The Blog of Martineau & Mindicanu

Proposed changes to the Canadian citizenship process

Proposed changes to the Canadian citizenship process The blog of Martineau & MindicanuEvery year about 170,000 people become new citizens of Canada. The candidates must meet few requirements: be a permanent resident over 18, have lived in Canada for at least three years in the past four years before applying, have no criminal record and pass a test to prove knowledge about Canada and language abilities in French or English.
The Harper government is of the opinion that the test (mandatory for persons aged 18 to 54) “does not adequately assess listening and speaking skills”. “The ability to communicate effectively in either French or English is key to the success of new citizens in Canada,” said Jason Kenney, the Minister of  Immigration in a statement on October 14. They suggest therefore that the applicants for citizenship should include a proof of language skills when submitting the application.

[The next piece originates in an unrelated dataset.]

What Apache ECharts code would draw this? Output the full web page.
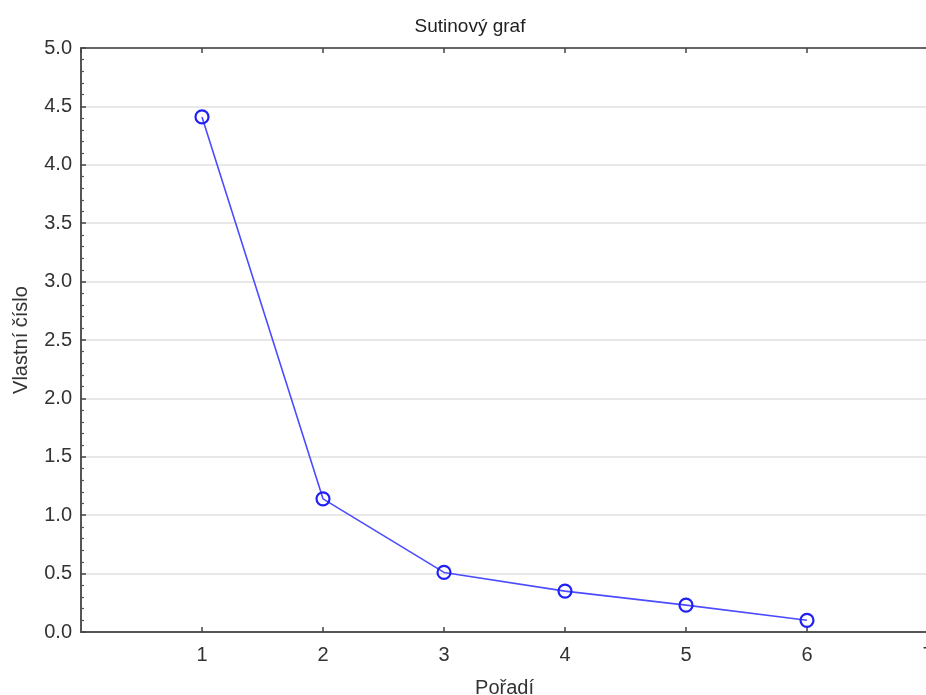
<!DOCTYPE html>
<html><head><meta charset="utf-8">
<script src="https://cdn.jsdelivr.net/npm/echarts@6/dist/echarts.min.js"></script>
<style>html,body{margin:0;padding:0;background:#fff;overflow:hidden}#c{width:926px;height:695px}</style>
</head><body><div id="c"></div>
<script>
var categories = [1, 2, 3, 4, 5, 6];
var eigenvalues = [4.41, 1.14, 0.51, 0.35, 0.23, 0.10];
var yTicks = [0.0, 0.5, 1.0, 1.5, 2.0, 2.5, 3.0, 3.5, 4.0, 4.5, 5.0];

var font = 'Liberation Sans, Arial, sans-serif';
var chart = echarts.init(document.getElementById('c'));
chart.setOption({
  animation: false,
  title: { text: 'Sutinový graf', left: 465, top: 12, textAlign: 'center',
    textStyle: { fontFamily: font, fontSize: 19, fontWeight: 'normal', color: '#222' } },
  grid: { left: 81, top: 48, width: 847, height: 584, outerBoundsMode: 'none', containLabel: false },
  xAxis: [{
    type: 'value', min: 0, max: 7, interval: 1, position: 'bottom',
    name: 'Pořadí', nameLocation: 'middle', nameGap: 46,
    nameTextStyle: { fontFamily: font, fontSize: 20, color: '#333' },
    axisLine: { lineStyle: { color: '#555', width: 2 } },
    axisTick: { inside: true, length: 5, lineStyle: { color: '#444', width: 1.5 } },
    axisLabel: { fontFamily: font, fontSize: 20, color: '#333', margin: 13, showMinLabel: false,
      hideOverlap: false,
      formatter: function (v) { return v === 0 ? '' : String(v); } },
    splitLine: { show: false }
  }, {
    type: 'value', min: 0, max: 7, interval: 1, position: 'top',
    axisLine: { lineStyle: { color: '#666', width: 2 } },
    axisTick: { inside: true, length: 5, lineStyle: { color: '#444', width: 1.5 } },
    axisLabel: { show: false }, splitLine: { show: false }
  }],
  yAxis: [{
    type: 'value', min: 0, max: 5, interval: 0.5,
    name: 'Vlastní číslo', nameLocation: 'middle', nameGap: 50, nameRotate: 90,
    nameTextStyle: { fontFamily: font, fontSize: 20, color: '#333' },
    axisLine: { show: true, lineStyle: { color: '#555', width: 2 } },
    axisTick: { show: true, inside: true, length: 5, lineStyle: { color: '#444', width: 1.5 } },
    minorTick: { show: true, splitNumber: 5, length: 3, lineStyle: { color: '#555', width: 1.2 } },
    axisLabel: { fontFamily: font, fontSize: 20, color: '#333', margin: 9,
      formatter: function (v) { return v.toFixed(1); } },
    splitLine: { show: true, lineStyle: { color: '#e0e0e0', width: 1.5 } }
  }],
  series: [{
    type: 'line',
    data: categories.map(function (c, i) { return [c, eigenvalues[i]]; }),
    symbol: 'circle', symbolSize: 13,
    lineStyle: { color: '#4c4cff', width: 1.6 },
    itemStyle: { color: 'rgba(0,0,0,0)', borderColor: '#2020f5', borderWidth: 2.2 },
    z: 5
  }]
});
</script></body></html>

Two days ago I received an interesting call. The person asked me: is it true? Is it true that Harper stopped the immigration process and there will be no more immigrants because they don’t speak properly the official languages of Canada? A friend told me that a neighbor heard that on TV…

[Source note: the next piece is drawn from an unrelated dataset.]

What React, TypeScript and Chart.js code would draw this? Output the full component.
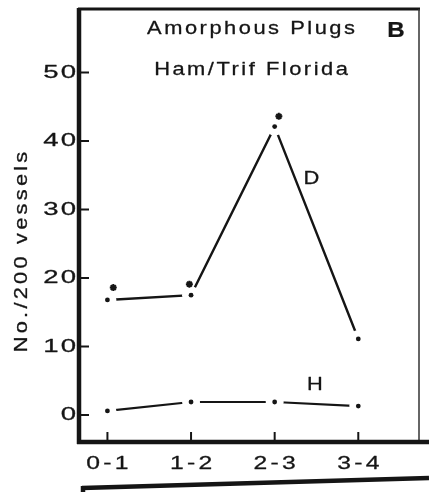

I smiled. In fact the news was about citizenship, about a proposal to change the citizenship process, but it is very common for a news to be misinterpreted, especially when it gets to your ears from a friend of a a neighbour of your cousin’s grandmother.

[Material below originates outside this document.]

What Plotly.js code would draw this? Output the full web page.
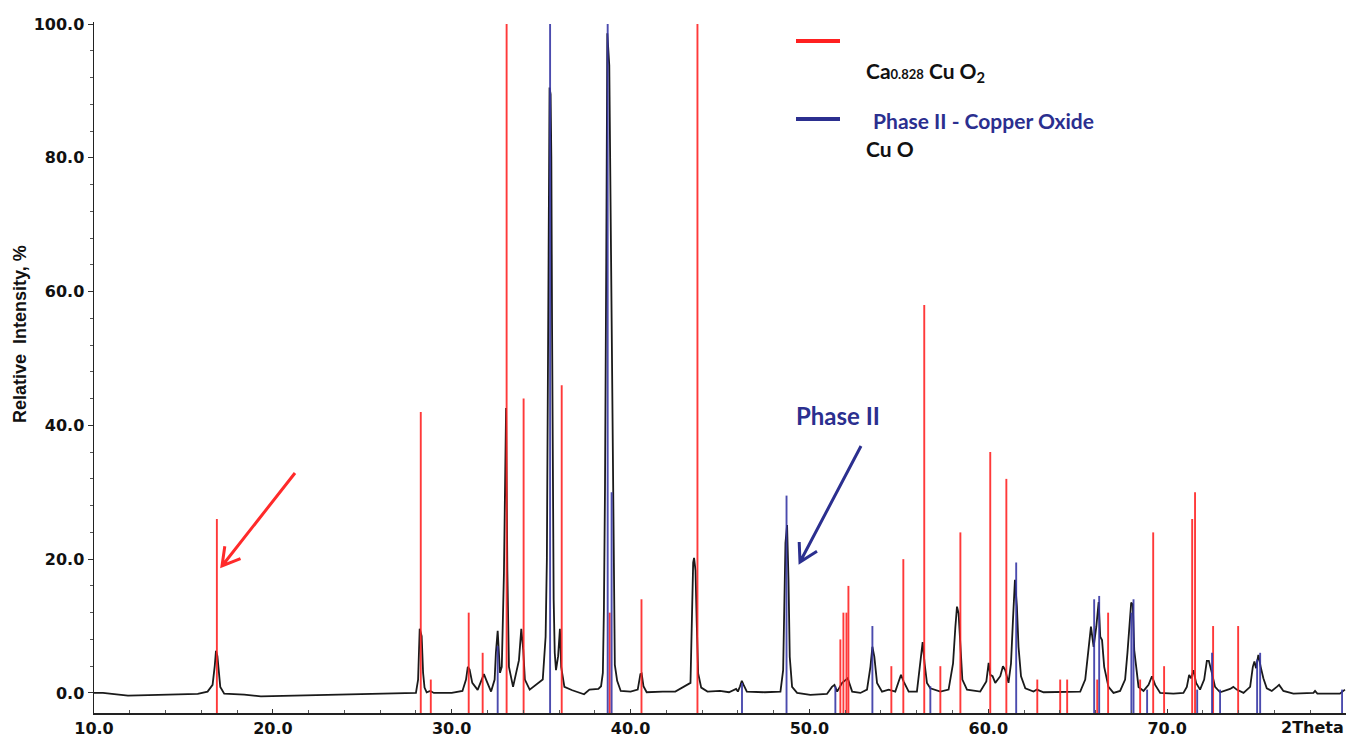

Back to the subject, the Harper government suggests that applicants for citizenship should submit a proof that show their language abilities: proof of completion of a language-training course such as the federally funded Language Instruction for Newcomers to Canada, results of an approved language proficiency test, proof of secondary or post-secondary education in English or French or language proficiency tests used previously for immigration to Canada.
This change would not be a problem for the economic immigrants; however their spouses, refugees or sponsored spouses may be affected, as proof of language was not required for them when permanent residence was granted.
Personally I think that the current test is complex and way too difficult for a person who has poor French/English knowledge, though I agree that comprehension and expression skills cannot be verified this way, and there is no doubt that knowing the officials languages of Canada are the key to a successful integration.